Cloud ComputingService Models

Serverless Computing

Overview

Direct Answer

Serverless computing is a cloud execution model in which developers deploy code without provisioning or managing underlying infrastructure, with the provider automatically scaling resources and charging exclusively for actual execution time measured in milliseconds.

How It Works

Developers package functions or application code, which the cloud provider executes on-demand when triggered by events such as API requests, database changes, or scheduled timers. The platform abstracts infrastructure management, automatically scaling compute capacity across multiple isolated execution environments and terminating instances immediately after code execution completes.

Why It Matters

Organisations reduce operational overhead by eliminating server management responsibilities whilst optimising costs through per-millisecond billing rather than reserved capacity.

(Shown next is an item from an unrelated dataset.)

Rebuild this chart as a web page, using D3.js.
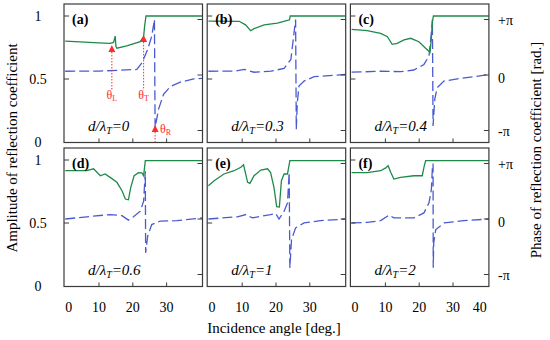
<!DOCTYPE html>
<html>
<head>
<meta charset="utf-8">
<script src="https://cdn.jsdelivr.net/npm/d3@7/dist/d3.min.js"></script>
<style>
body { margin: 0; background: #fff; }
svg { display: block; }
</style>
</head>
<body>
<div id="chart"></div>
<script>
// amplitude [angle, |r|] and phase [angle, phase/pi]
var ampA = [[0,0.80],[4.4,0.794],[8.4,0.788],[13.3,0.783],[14.3,0.79],[14.8,0.84],[15.0,0.76],[15.3,0.744],[18.2,0.762],[22.2,0.796],[23.2,0.836],[23.5,0.92],[23.9,1.0],[40.6,1.0]];
var phaseA = [[0,0.068],[10,0.07],[21.2,0.1],[22.7,0.22],[24.4,0.46],[25.6,0.70],[26.4,1.0],[26.6,-0.95],[27.6,-0.62],[29.1,-0.35],[31.1,-0.21],[34,-0.13],[38,-0.07],[40.6,-0.06]];

var ampB = [[0,0.96],[9.1,0.958],[11,0.93],[12.5,0.883],[13.5,0.90],[16.5,0.929],[20.4,0.944],[23.4,0.965],[24.0,0.97],[24.2,1.0],[40.6,1.0]];
var phaseB = [[0,0.068],[8,0.07],[10.6,0.1],[13.5,0.05],[18.5,0.068],[22.4,0.12],[24.4,0.28],[25.1,0.64],[25.8,1.0],[26.0,-0.98],[26.3,-0.5],[26.8,-0.2],[28.3,-0.11],[31.3,-0.03],[40.6,0.01]];

var ampC = [[0,0.894],[4.6,0.884],[8.6,0.862],[10.6,0.836],[12,0.775],[13.5,0.783],[15.5,0.81],[17.5,0.823],[19.9,0.796],[21.9,0.744],[23.2,0.712],[23.6,0.823],[23.9,0.95],[24.2,1.0],[40.6,1.0]];
var phaseC = [[0,0.05],[8.6,0.068],[14.5,0.06],[18.4,0.09],[21.4,0.19],[22.9,0.34],[23.6,0.76],[23.9,1.0],[24.1,-0.92],[24.6,-0.44],[25.3,-0.23],[27.3,-0.11],[31.3,-0.07],[36.2,-0.03],[40.6,0.01]];

var ampD = [[0,0.915],[6.4,0.915],[8.4,0.93],[10.4,0.875],[11.8,0.889],[13.3,0.862],[15.3,0.823],[16.8,0.756],[17.8,0.69],[18.7,0.684],[19.4,0.783],[20.4,0.875],[21.7,0.9],[22.7,0.897],[23.2,0.875],[23.7,0.995],[40.6,0.995]];
var phaseD = [[0,0],[6.4,0.04],[13.3,0.08],[16.8,0.06],[18.7,-0.02],[20.2,0.04],[22.2,0.14],[23.2,0.32],[23.7,0.86],[23.8,-0.61],[24.4,-0.31],[25.6,-0.1],[28.1,-0.04],[33,-0.03],[40.6,0.02]];

var ampE = [[0,0.796],[1.7,0.836],[4.6,0.889],[7.6,0.915],[9.6,0.942],[10.4,0.963],[10.8,0.915],[11.6,0.823],[12.3,0.815],[13.5,0.875],[15.5,0.92],[17.5,0.93],[18.4,0.9],[19.4,0.783],[20.2,0.63],[21.0,0.627],[21.6,0.836],[22.4,0.889],[23.4,0.889],[24.1,0.995],[40.6,0.995]];
var phaseE = [[0,0],[8.6,0.04],[11.1,0.08],[13,0.02],[18.4,0.08],[19.9,0.1],[20.9,0],[22.4,0.14],[23.4,0.29],[23.9,0.84],[24.1,-0.88],[24.6,-0.37],[25.8,-0.16],[28.3,-0.07],[33.2,-0.03],[40.6,0]];

var ampF = [[0,0.9],[4.6,0.9],[8.6,0.915],[10.1,0.937],[10.8,0.955],[11.6,0.9],[12.5,0.849],[14.5,0.862],[18.4,0.875],[20.9,0.875],[21.4,0.942],[21.9,0.995],[40.6,0.995]];
var phaseF = [[0,-0.07],[4.6,-0.06],[8.6,-0.03],[11.1,0.07],[12.5,0.02],[18.4,0.02],[21.4,0.11],[22.9,0.29],[23.6,0.53],[23.9,0.92],[24.1,1.0],[24.15,-0.88],[24.3,-0.43],[24.9,-0.19],[27.4,-0.07],[33.2,-0.03],[40.6,0]];

var panelLabels = ["(a)", "(b)", "(c)", "(d)", "(e)", "(f)"];
var ratios = ["0", "0.3", "0.4", "0.6", "1", "2"];
var ampSeries = [ampA, ampB, ampC, ampD, ampE, ampF];
var phaseSeries = [phaseA, phaseB, phaseC, phaseD, phaseE, phaseF];

var xTicks = [0, 10, 20, 30];
var ampTicks = [0, 0.5, 1];
var ampTickLabels = ["0", "0.5", "1"];
var phaseTicks = [-1, 0, 1];
var phaseTickLabels = ["-\u03c0", "0", "+\u03c0"];

// red markers in panel (a): angle, arrow tip (in amplitude units), name
var markerAngles = [13.8, 23.2, 26.6];
var markerTips = [0.77, 0.85, 0.135];
var markerNames = ["L", "T", "R"];

var green = "#1e8a4a", blue = "#4a5ad2", red = "#ff2a2a";
var panelW = 138.5, panelH = 138.5;

var svg = d3.select("#chart").append("svg")
    .attr("width", 550)
    .attr("height", 340)
    .attr("font-family", "Liberation Serif");

ampSeries.forEach(function(amp, i){
    var c = i % 3, r = Math.floor(i / 3);
    var x0 = 64 + c * 143.2, y0 = 4 + r * 144;

    var x = d3.scaleLinear().domain([0, 40]).range([x0 + 1.2, x0 + 136.4]);
    var yA = d3.scaleLinear().domain([0, 1]).range([y0 + 138, y0 + 12]);
    var yP = d3.scaleLinear().domain([-1, 1]).range([y0 + 126.5, y0 + 15.5]);

    var g = svg.append("g");
    g.append("clipPath").attr("id", "clip" + i)
      .append("rect")
        .attr("x", x0).attr("y", y0)
        .attr("width", panelW).attr("height", panelH);

    var lineA = d3.line().x(function(d){ return x(d[0]); }).y(function(d){ return yA(d[1]); });
    var lineP = d3.line().x(function(d){ return x(d[0]); }).y(function(d){ return yP(d[1]); });

    g.append("path")
        .attr("d", lineP(phaseSeries[i]))
        .attr("clip-path", "url(#clip" + i + ")")
        .attr("fill", "none")
        .attr("stroke", blue)
        .attr("stroke-width", 1.3)
        .attr("stroke-dasharray", "10,4");

    g.append("path")
        .attr("d", lineA(amp))
        .attr("clip-path", "url(#clip" + i + ")")
        .attr("fill", "none")
        .attr("stroke", green)
        .attr("stroke-width", 1.3);

    // frame
    g.append("rect")
        .attr("x", x0).attr("y", y0)
        .attr("width", panelW).attr("height", panelH)
        .attr("fill", "none")
        .attr("stroke", "#3a3a3a")
        .attr("stroke-width", 1.2);

    // inner ticks
    g.selectAll(".lt").data([0.5, 1]).enter().append("line")
        .attr("x1", x0).attr("x2", x0 + 5)
        .attr("y1", function(d){ return yA(d); }).attr("y2", function(d){ return yA(d); })
        .attr("stroke", "#3a3a3a");
    g.selectAll(".rt").data(phaseTicks).enter().append("line")
        .attr("x1", x0 + panelW - 5).attr("x2", x0 + panelW)
        .attr("y1", function(d){ return yP(d); }).attr("y2", function(d){ return yP(d); })
        .attr("stroke", "#3a3a3a");
    g.selectAll(".bt").data([10, 20, 30]).enter().append("line")
        .attr("x1", function(d){ return x(d); }).attr("x2", function(d){ return x(d); })
        .attr("y1", y0 + panelH).attr("y2", y0 + panelH - 4)
        .attr("stroke", "#3a3a3a");

    // panel tag
    g.append("text")
        .attr("x", x0 + 8).attr("y", y0 + 20)
        .attr("font-size", 14).attr("font-weight", "bold")
        .text(panelLabels[i]);

    // d/lambda_T label
    var t = g.append("text")
        .attr("x", x0 + 24).attr("y", y0 + 127)
        .attr("font-size", 15).attr("font-style", "italic");
    t.append("tspan").text("d/\u03bb");
    t.append("tspan").attr("font-size", 10).attr("dy", 3).text("T");
    t.append("tspan").attr("dy", -3).text("=" + ratios[i]);

    // bottom tick labels
    var xt = (c == 2) ? xTicks.concat([40]) : xTicks;
    if (r == 1) {
        g.selectAll(".xl").data(xt).enter().append("text")
            .attr("x", function(d){ return x(d); })
            .attr("y", y0 + panelH + 25)
            .attr("font-size", 14)
            .attr("text-anchor", function(d){ return d == 0 ? "start" : (d == 40 ? "end" : "middle"); })
            .text(function(d){ return d; });
    }
    if (c == 0) {
        g.selectAll(".yl").data(ampTicks).enter().append("text")
            .attr("x", 38)
            .attr("y", function(d){ return yA(d) + 5; })
            .attr("font-size", 14)
            .attr("text-anchor", "middle")
            .text(function(d, k){ return ampTickLabels[k]; });
    }
    if (c == 2) {
        g.selectAll(".pl").data(phaseTicks).enter().append("text")
            .attr("x", 498)
            .attr("y", function(d){ return yP(d) + (d == 0 ? 8 : 5); })
            .attr("font-size", 14)
            .text(function(d, k){ return phaseTickLabels[k]; });
    }

    // theta markers, panel (a) only
    if (i == 0) {
        markerAngles.forEach(function(a, k){
            var px = x(a), tip = yA(markerTips[k]);
            g.append("path")
                .attr("d", "M" + px + "," + tip + "L" + (px - 3.5) + "," + (tip + 7) + "L" + (px + 3.5) + "," + (tip + 7) + "Z")
                .attr("fill", red);
            var yEnd = (k < 2) ? yA(0.41) : y0 + panelH;
            g.append("line")
                .attr("x1", px).attr("x2", px)
                .attr("y1", tip + 7).attr("y2", yEnd)
                .attr("stroke", red).attr("stroke-width", 1)
                .attr("stroke-dasharray", "1.5,1.5");
            var lt = g.append("text")
                .attr("fill", red).attr("font-size", 12);
            if (k < 2) {
                lt.attr("x", px).attr("y", yA(0.41) + 9).attr("text-anchor", "middle");
            } else {
                lt.attr("x", px + 5).attr("y", tip + 8);
            }
            lt.append("tspan").text("\u03b8");
            lt.append("tspan").attr("font-size", 8).attr("dy", 2).text(markerNames[k]);
        });
    }
});

// axis titles
svg.append("text")
    .attr("transform", "translate(17,148) rotate(-90)")
    .attr("text-anchor", "middle")
    .attr("font-size", 15)
    .text("Amplitude of reflection coefficient");

svg.append("text")
    .attr("transform", "translate(541,150) rotate(-90)")
    .attr("text-anchor", "middle")
    .attr("font-size", 15)
    .text("Phase of reflection coefficient [rad.]");

svg.append("text")
    .attr("x", 274).attr("y", 333)
    .attr("text-anchor", "middle")
    .attr("font-size", 15)
    .text("Incidence angle [deg.]");
</script>
</body>
</html>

This model accelerates time-to-market for event-driven workloads and enables teams to focus engineering effort on business logic rather than infrastructure operations.

Common Applications

Real-world use cases include RESTful API backends triggered by HTTP requests, image processing pipelines activated by file uploads to cloud storage, real-time data processing from streaming sources, and scheduled batch jobs. Financial services use this model for transaction processing, whilst media and entertainment organisations employ it for content transformation workflows.

Key Considerations

Cold start latency—the delay when initialising a new execution environment—can impact latency-sensitive applications. Organisations must also evaluate vendor lock-in risks, monitor distributed function behaviour across multiple invocations, and manage stateless architecture constraints.